━━ Source data
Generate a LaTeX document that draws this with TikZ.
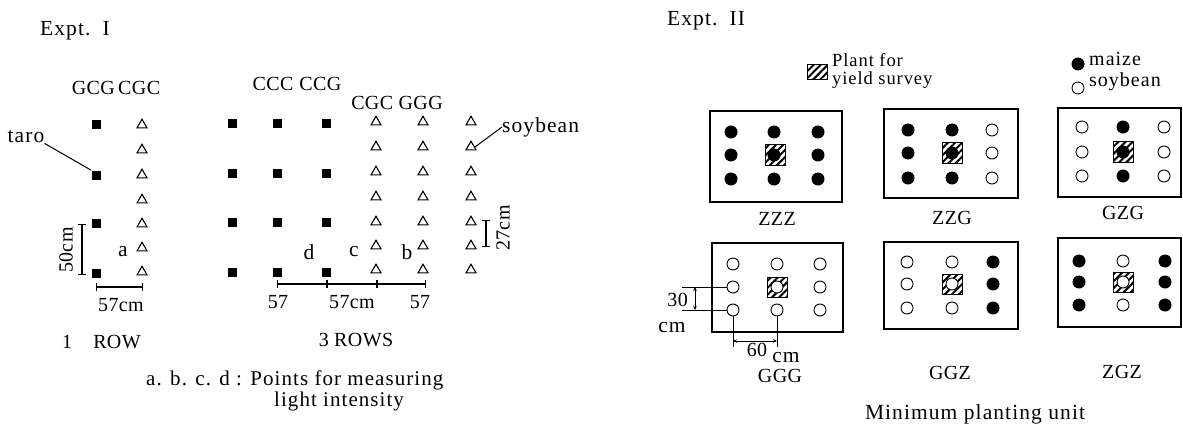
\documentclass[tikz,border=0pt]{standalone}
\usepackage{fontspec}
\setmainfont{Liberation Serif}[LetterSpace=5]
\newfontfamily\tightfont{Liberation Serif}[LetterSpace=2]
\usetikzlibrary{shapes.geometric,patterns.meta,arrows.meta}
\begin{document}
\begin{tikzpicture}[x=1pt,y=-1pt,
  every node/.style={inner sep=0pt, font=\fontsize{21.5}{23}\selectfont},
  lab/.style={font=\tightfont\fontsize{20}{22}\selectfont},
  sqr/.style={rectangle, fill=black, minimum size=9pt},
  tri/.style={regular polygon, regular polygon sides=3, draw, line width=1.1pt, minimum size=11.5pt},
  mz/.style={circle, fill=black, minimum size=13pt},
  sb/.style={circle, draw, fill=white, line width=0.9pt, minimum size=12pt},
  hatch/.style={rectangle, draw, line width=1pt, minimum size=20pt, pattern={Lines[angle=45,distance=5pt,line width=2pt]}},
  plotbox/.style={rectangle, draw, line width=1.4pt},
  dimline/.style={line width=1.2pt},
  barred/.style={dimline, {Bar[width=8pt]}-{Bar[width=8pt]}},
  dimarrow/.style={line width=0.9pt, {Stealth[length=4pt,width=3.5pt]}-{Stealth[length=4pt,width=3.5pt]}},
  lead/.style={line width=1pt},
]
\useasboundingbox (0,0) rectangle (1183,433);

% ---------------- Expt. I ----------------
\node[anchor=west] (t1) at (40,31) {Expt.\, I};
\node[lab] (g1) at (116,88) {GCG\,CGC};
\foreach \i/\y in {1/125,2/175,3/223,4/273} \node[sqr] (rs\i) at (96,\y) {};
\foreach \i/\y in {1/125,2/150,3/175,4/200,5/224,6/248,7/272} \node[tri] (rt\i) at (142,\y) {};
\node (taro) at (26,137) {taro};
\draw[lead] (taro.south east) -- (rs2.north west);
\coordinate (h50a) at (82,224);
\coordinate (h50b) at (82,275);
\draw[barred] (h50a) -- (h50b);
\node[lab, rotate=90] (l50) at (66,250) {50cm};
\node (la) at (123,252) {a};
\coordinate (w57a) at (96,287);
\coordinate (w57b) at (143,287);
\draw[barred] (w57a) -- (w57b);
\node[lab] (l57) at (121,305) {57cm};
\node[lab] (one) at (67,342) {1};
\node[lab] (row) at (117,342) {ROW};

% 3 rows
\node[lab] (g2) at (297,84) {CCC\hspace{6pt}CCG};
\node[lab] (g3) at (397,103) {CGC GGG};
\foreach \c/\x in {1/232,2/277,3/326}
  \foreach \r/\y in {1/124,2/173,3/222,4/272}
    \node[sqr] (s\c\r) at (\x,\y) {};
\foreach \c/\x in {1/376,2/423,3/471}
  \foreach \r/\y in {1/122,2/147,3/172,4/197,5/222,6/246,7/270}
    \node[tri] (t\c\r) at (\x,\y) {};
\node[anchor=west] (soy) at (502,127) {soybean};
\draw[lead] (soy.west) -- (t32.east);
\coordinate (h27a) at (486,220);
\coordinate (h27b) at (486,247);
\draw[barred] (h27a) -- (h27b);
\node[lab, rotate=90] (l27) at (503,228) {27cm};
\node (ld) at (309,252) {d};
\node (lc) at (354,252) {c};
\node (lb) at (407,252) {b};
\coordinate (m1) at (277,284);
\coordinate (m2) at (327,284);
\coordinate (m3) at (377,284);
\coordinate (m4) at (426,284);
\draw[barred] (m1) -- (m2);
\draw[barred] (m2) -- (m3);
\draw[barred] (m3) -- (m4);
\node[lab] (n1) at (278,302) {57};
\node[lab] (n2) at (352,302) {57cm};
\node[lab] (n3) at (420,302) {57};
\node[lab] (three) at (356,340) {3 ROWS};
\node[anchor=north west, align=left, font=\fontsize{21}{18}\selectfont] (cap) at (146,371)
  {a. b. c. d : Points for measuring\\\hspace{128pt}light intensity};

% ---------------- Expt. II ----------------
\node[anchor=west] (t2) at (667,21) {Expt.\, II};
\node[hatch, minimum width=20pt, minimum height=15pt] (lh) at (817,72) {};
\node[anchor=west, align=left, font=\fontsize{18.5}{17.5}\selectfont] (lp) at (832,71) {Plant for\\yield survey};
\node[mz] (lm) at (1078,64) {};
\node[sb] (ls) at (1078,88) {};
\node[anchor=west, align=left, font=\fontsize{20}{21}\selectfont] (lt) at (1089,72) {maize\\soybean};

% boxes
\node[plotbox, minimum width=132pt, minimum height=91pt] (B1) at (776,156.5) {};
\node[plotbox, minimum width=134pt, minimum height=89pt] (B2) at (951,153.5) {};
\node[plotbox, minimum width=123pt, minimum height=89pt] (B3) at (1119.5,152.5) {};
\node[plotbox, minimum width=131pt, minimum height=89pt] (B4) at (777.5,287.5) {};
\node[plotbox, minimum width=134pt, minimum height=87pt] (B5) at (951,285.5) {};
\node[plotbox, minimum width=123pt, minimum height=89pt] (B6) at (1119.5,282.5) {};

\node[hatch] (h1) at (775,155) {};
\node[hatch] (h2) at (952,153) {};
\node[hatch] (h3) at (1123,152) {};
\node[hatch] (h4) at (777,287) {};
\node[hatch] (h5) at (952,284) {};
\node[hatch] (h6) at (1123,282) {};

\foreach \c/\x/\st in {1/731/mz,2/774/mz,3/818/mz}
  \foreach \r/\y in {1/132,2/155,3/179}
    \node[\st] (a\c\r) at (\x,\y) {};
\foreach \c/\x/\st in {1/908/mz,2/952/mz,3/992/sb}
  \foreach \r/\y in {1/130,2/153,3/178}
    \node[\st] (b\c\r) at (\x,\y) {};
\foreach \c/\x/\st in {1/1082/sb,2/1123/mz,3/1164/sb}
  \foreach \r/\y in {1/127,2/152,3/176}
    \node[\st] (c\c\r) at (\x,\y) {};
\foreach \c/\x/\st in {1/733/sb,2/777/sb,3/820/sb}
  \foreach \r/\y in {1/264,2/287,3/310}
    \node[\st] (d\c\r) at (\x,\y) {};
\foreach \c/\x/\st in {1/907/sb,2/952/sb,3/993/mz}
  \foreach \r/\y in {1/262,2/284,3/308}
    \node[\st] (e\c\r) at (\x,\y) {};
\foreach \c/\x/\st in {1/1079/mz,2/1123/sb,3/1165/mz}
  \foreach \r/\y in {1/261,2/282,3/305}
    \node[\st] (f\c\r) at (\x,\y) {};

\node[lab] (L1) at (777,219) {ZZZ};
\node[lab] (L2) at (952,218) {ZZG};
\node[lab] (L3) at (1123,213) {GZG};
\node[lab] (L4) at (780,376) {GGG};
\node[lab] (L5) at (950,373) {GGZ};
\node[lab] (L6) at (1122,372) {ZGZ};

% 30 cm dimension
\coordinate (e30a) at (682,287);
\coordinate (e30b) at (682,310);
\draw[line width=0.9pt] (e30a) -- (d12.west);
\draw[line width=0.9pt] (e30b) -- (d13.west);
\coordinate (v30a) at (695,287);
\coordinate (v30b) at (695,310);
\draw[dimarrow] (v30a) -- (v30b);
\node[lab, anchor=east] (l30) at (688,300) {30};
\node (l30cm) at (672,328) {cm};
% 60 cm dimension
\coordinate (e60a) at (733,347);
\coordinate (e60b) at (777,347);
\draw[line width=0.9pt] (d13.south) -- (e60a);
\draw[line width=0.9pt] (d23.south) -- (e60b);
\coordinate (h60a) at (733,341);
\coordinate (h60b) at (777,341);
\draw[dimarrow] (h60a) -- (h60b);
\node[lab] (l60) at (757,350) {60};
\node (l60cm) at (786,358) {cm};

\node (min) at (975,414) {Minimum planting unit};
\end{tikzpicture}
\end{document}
━━━━
## Task brief
Transcribe the listing above verbatim. Omit the pictures.

## Result of this task
Generate a LaTeX document that draws this with TikZ.
\documentclass[tikz,border=0pt]{standalone}
\usepackage{fontspec}
\setmainfont{Liberation Serif}[LetterSpace=5]
\newfontfamily\tightfont{Liberation Serif}[LetterSpace=2]
\usetikzlibrary{shapes.geometric,patterns.meta,arrows.meta}
\begin{document}
\begin{tikzpicture}[x=1pt,y=-1pt,
  every node/.style={inner sep=0pt, font=\fontsize{21.5}{23}\selectfont},
  lab/.style={font=\tightfont\fontsize{20}{22}\selectfont},
  sqr/.style={rectangle, fill=black, minimum size=9pt},
  tri/.style={regular polygon, regular polygon sides=3, draw, line width=1.1pt, minimum size=11.5pt},
  mz/.style={circle, fill=black, minimum size=13pt},
  sb/.style={circle, draw, fill=white, line width=0.9pt, minimum size=12pt},
  hatch/.style={rectangle, draw, line width=1pt, minimum size=20pt, pattern={Lines[angle=45,distance=5pt,line width=2pt]}},
  plotbox/.style={rectangle, draw, line width=1.4pt},
  dimline/.style={line width=1.2pt},
  barred/.style={dimline, {Bar[width=8pt]}-{Bar[width=8pt]}},
  dimarrow/.style={line width=0.9pt, {Stealth[length=4pt,width=3.5pt]}-{Stealth[length=4pt,width=3.5pt]}},
  lead/.style={line width=1pt},
]
\useasboundingbox (0,0) rectangle (1183,433);

% ---------------- Expt. I ----------------
\node[anchor=west] (t1) at (40,31) {Expt.\, I};
\node[lab] (g1) at (116,88) {GCG\,CGC};
\foreach \i/\y in {1/125,2/175,3/223,4/273} \node[sqr] (rs\i) at (96,\y) {};
\foreach \i/\y in {1/125,2/150,3/175,4/200,5/224,6/248,7/272} \node[tri] (rt\i) at (142,\y) {};
\node (taro) at (26,137) {taro};
\draw[lead] (taro.south east) -- (rs2.north west);
\coordinate (h50a) at (82,224);
\coordinate (h50b) at (82,275);
\draw[barred] (h50a) -- (h50b);
\node[lab, rotate=90] (l50) at (66,250) {50cm};
\node (la) at (123,252) {a};
\coordinate (w57a) at (96,287);
\coordinate (w57b) at (143,287);
\draw[barred] (w57a) -- (w57b);
\node[lab] (l57) at (121,305) {57cm};
\node[lab] (one) at (67,342) {1};
\node[lab] (row) at (117,342) {ROW};

% 3 rows
\node[lab] (g2) at (297,84) {CCC\hspace{6pt}CCG};
\node[lab] (g3) at (397,103) {CGC GGG};
\foreach \c/\x in {1/232,2/277,3/326}
  \foreach \r/\y in {1/124,2/173,3/222,4/272}
    \node[sqr] (s\c\r) at (\x,\y) {};
\foreach \c/\x in {1/376,2/423,3/471}
  \foreach \r/\y in {1/122,2/147,3/172,4/197,5/222,6/246,7/270}
    \node[tri] (t\c\r) at (\x,\y) {};
\node[anchor=west] (soy) at (502,127) {soybean};
\draw[lead] (soy.west) -- (t32.east);
\coordinate (h27a) at (486,220);
\coordinate (h27b) at (486,247);
\draw[barred] (h27a) -- (h27b);
\node[lab, rotate=90] (l27) at (503,228) {27cm};
\node (ld) at (309,252) {d};
\node (lc) at (354,252) {c};
\node (lb) at (407,252) {b};
\coordinate (m1) at (277,284);
\coordinate (m2) at (327,284);
\coordinate (m3) at (377,284);
\coordinate (m4) at (426,284);
\draw[barred] (m1) -- (m2);
\draw[barred] (m2) -- (m3);
\draw[barred] (m3) -- (m4);
\node[lab] (n1) at (278,302) {57};
\node[lab] (n2) at (352,302) {57cm};
\node[lab] (n3) at (420,302) {57};
\node[lab] (three) at (356,340) {3 ROWS};
\node[anchor=north west, align=left, font=\fontsize{21}{18}\selectfont] (cap) at (146,371)
  {a. b. c. d : Points for measuring\\\hspace{128pt}light intensity};

% ---------------- Expt. II ----------------
\node[anchor=west] (t2) at (667,21) {Expt.\, II};
\node[hatch, minimum width=20pt, minimum height=15pt] (lh) at (817,72) {};
\node[anchor=west, align=left, font=\fontsize{18.5}{17.5}\selectfont] (lp) at (832,71) {Plant for\\yield survey};
\node[mz] (lm) at (1078,64) {};
\node[sb] (ls) at (1078,88) {};
\node[anchor=west, align=left, font=\fontsize{20}{21}\selectfont] (lt) at (1089,72) {maize\\soybean};

% boxes
\node[plotbox, minimum width=132pt, minimum height=91pt] (B1) at (776,156.5) {};
\node[plotbox, minimum width=134pt, minimum height=89pt] (B2) at (951,153.5) {};
\node[plotbox, minimum width=123pt, minimum height=89pt] (B3) at (1119.5,152.5) {};
\node[plotbox, minimum width=131pt, minimum height=89pt] (B4) at (777.5,287.5) {};
\node[plotbox, minimum width=134pt, minimum height=87pt] (B5) at (951,285.5) {};
\node[plotbox, minimum width=123pt, minimum height=89pt] (B6) at (1119.5,282.5) {};

\node[hatch] (h1) at (775,155) {};
\node[hatch] (h2) at (952,153) {};
\node[hatch] (h3) at (1123,152) {};
\node[hatch] (h4) at (777,287) {};
\node[hatch] (h5) at (952,284) {};
\node[hatch] (h6) at (1123,282) {};

\foreach \c/\x/\st in {1/731/mz,2/774/mz,3/818/mz}
  \foreach \r/\y in {1/132,2/155,3/179}
    \node[\st] (a\c\r) at (\x,\y) {};
\foreach \c/\x/\st in {1/908/mz,2/952/mz,3/992/sb}
  \foreach \r/\y in {1/130,2/153,3/178}
    \node[\st] (b\c\r) at (\x,\y) {};
\foreach \c/\x/\st in {1/1082/sb,2/1123/mz,3/1164/sb}
  \foreach \r/\y in {1/127,2/152,3/176}
    \node[\st] (c\c\r) at (\x,\y) {};
\foreach \c/\x/\st in {1/733/sb,2/777/sb,3/820/sb}
  \foreach \r/\y in {1/264,2/287,3/310}
    \node[\st] (d\c\r) at (\x,\y) {};
\foreach \c/\x/\st in {1/907/sb,2/952/sb,3/993/mz}
  \foreach \r/\y in {1/262,2/284,3/308}
    \node[\st] (e\c\r) at (\x,\y) {};
\foreach \c/\x/\st in {1/1079/mz,2/1123/sb,3/1165/mz}
  \foreach \r/\y in {1/261,2/282,3/305}
    \node[\st] (f\c\r) at (\x,\y) {};

\node[lab] (L1) at (777,219) {ZZZ};
\node[lab] (L2) at (952,218) {ZZG};
\node[lab] (L3) at (1123,213) {GZG};
\node[lab] (L4) at (780,376) {GGG};
\node[lab] (L5) at (950,373) {GGZ};
\node[lab] (L6) at (1122,372) {ZGZ};

% 30 cm dimension
\coordinate (e30a) at (682,287);
\coordinate (e30b) at (682,310);
\draw[line width=0.9pt] (e30a) -- (d12.west);
\draw[line width=0.9pt] (e30b) -- (d13.west);
\coordinate (v30a) at (695,287);
\coordinate (v30b) at (695,310);
\draw[dimarrow] (v30a) -- (v30b);
\node[lab, anchor=east] (l30) at (688,300) {30};
\node (l30cm) at (672,328) {cm};
% 60 cm dimension
\coordinate (e60a) at (733,347);
\coordinate (e60b) at (777,347);
\draw[line width=0.9pt] (d13.south) -- (e60a);
\draw[line width=0.9pt] (d23.south) -- (e60b);
\coordinate (h60a) at (733,341);
\coordinate (h60b) at (777,341);
\draw[dimarrow] (h60a) -- (h60b);
\node[lab] (l60) at (757,350) {60};
\node (l60cm) at (786,358) {cm};

\node (min) at (975,414) {Minimum planting unit};
\end{tikzpicture}
\end{document}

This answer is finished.